To coin a term, we have become digital nomads. We have the ability to navigate multiple information systems, moving from location to location and continueing on when we have gleaned what was needed. Information is easier to access due to improved, portable technology. We have reached an era (the Information Age?) where we can simultaneously avoid going to work physically (by telecommuting) yet may also take work with us whereever we go (via cellular phones and modems, laptop computers, and even pagers). We have both gained and lost our freedom. Today many people try to avoid this predicament by leaving these devices behind. An odd paradox, perhaps.
The Net/Web/Whatever can be seen as another spacial dimension. Like the 4th spatial dimension or some sort of astral plane, it can be reached through 3d space, yet is not attached to that coordinate. Well, that's an unclear way of putting it. Perhaps it is a higher plane which brings us closer to new evolutional heights (I'm only semi-serious on this point). Netspace is, physically, all the space in between nodes, it is a web of interconnected lines, a cyclic graph. If two people communicate via a line, their presence is at each end, yet also exists along that cable or airwave. But conceptually they are in limbo. The space, however, is infinite, much like our own universe. Space is linked by it's stars; add more stars, extend space (this is my very simplified understanding of it, forgive me if I'm wrong). The same with cyberspace.
Has the Net become a great equalizer? We become polymorphic in identity when we enter the internet. We have "virtual" personas. They are a reflection of ourselves (even a constructed self), and someone can see them as real, but they are only a psychic projection, if you will. Through small AI programs, we can further extend ourselves. It makes me think of the novel "Aristoi" by the great cyberpunk writer Walter Williams -- multiple personalities which allow multitasking.Should we see this as a threat. Another novel which I recently read, "Stations of the Tide" by Michael Swanwich, depicts autonomous copies of individuals, which in certain cases may live on after the original has died. They attain personal identity. So when does the individual break down?

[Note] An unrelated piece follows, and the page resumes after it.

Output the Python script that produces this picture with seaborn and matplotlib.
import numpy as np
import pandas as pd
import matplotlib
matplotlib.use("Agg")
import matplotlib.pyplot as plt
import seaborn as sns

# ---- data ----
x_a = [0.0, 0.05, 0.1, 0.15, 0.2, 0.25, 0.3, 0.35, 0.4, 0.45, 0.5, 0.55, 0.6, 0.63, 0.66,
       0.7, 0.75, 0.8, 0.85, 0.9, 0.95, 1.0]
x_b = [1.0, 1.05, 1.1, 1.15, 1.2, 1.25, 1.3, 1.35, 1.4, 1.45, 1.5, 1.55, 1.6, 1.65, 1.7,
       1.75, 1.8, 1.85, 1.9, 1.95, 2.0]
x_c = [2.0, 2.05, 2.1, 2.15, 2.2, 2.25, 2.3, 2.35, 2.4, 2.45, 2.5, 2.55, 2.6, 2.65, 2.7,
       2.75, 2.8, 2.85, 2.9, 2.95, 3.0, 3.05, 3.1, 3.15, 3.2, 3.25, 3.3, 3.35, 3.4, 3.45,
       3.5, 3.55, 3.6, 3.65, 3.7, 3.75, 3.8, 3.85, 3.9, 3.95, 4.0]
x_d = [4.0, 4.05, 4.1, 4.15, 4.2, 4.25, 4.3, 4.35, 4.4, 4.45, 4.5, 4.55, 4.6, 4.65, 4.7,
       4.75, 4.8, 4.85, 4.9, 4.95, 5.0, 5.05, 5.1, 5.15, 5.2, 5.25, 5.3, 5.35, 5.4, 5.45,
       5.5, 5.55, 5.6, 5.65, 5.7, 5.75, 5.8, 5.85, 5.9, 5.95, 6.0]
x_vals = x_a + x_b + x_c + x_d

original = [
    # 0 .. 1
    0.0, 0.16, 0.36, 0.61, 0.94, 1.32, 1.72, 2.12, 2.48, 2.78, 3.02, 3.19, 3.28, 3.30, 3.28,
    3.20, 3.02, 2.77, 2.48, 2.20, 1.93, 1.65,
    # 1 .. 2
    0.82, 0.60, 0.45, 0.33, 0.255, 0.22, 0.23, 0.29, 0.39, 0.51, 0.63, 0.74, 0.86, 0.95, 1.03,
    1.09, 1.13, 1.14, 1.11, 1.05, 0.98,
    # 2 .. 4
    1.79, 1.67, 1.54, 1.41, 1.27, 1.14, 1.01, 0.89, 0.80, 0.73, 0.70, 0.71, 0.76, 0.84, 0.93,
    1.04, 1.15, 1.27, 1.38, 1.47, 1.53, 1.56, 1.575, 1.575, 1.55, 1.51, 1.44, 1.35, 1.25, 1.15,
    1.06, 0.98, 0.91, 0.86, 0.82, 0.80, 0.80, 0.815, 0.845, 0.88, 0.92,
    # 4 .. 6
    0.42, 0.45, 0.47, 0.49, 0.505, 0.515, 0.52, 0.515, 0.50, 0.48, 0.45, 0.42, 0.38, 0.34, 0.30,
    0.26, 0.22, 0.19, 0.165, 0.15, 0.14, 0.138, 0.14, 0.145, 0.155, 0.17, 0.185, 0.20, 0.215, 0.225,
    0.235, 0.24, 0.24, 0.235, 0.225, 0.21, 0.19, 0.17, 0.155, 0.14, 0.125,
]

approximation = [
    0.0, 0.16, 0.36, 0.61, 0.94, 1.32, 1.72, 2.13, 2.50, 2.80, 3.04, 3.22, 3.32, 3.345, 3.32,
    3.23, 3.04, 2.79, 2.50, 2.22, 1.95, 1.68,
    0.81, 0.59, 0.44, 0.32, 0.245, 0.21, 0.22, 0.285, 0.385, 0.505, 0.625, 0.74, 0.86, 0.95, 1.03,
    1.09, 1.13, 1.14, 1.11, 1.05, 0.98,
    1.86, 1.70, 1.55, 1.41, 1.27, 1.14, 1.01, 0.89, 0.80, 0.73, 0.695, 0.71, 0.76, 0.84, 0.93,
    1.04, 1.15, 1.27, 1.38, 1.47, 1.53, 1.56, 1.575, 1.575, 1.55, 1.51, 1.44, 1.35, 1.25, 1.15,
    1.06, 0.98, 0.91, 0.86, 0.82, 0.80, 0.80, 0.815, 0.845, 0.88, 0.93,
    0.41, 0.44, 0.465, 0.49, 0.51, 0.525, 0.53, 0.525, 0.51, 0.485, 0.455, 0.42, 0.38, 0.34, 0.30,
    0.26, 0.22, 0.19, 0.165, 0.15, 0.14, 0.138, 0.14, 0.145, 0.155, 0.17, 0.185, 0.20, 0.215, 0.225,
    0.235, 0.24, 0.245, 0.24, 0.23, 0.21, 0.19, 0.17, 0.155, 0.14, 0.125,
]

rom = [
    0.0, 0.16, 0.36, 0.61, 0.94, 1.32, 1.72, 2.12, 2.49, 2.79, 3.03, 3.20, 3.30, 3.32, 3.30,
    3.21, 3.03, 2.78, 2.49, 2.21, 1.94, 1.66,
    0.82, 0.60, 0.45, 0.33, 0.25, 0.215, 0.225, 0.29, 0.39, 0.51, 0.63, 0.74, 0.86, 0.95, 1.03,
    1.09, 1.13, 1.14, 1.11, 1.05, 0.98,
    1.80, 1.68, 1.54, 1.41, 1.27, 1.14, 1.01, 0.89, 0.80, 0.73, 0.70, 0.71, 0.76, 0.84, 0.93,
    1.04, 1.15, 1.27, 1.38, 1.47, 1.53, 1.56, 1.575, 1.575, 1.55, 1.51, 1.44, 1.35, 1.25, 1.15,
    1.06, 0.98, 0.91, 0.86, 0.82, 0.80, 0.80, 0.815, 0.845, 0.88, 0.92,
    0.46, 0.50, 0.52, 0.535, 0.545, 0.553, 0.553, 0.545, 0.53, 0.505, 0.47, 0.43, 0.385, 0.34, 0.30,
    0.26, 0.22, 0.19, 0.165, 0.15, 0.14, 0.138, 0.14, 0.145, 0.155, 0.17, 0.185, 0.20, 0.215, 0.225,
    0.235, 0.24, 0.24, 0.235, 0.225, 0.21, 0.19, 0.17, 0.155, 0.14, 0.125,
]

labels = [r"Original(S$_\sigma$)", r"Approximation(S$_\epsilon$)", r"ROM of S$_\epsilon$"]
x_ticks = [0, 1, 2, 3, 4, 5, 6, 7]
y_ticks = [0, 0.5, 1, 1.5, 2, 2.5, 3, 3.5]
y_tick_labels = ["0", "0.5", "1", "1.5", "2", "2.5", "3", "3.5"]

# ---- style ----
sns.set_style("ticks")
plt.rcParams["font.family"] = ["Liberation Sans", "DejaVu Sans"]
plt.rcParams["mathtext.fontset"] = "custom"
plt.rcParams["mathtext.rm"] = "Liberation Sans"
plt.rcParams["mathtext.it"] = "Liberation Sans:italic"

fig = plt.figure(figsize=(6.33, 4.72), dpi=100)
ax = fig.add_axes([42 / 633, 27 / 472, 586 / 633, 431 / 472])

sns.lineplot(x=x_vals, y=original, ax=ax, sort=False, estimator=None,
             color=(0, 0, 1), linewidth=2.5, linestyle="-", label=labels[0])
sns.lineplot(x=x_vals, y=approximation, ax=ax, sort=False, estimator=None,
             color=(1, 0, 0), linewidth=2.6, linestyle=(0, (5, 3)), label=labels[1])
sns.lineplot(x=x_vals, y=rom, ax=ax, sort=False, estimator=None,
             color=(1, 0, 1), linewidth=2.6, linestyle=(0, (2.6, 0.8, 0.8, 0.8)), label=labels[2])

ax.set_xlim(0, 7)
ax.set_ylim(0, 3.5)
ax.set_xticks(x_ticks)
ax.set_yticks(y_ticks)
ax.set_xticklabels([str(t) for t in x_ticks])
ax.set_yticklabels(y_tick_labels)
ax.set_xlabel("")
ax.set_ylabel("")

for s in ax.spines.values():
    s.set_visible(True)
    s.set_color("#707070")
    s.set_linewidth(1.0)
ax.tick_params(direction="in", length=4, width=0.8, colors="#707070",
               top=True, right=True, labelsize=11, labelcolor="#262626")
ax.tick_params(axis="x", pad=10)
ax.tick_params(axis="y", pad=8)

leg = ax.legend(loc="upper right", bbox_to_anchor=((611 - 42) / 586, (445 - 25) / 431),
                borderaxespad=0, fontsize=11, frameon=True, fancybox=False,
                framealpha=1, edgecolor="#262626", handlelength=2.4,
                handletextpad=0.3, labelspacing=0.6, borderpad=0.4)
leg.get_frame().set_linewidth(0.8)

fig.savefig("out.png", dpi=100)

I have problems with the definition of "cyborg." I've always thought of it as a directly connected piece of hardware, not something like a walkman. Certainly the extention of the senses, of organs and limbs sounds viable, but when I think of cyborg I thing of the "Terminator" or some such nonesense. I do like the idea of a body network, however. Like LANs and WAN (local/wide area networks) how about PANs (personal area networks). Our brain is the hub, it all works in parallel.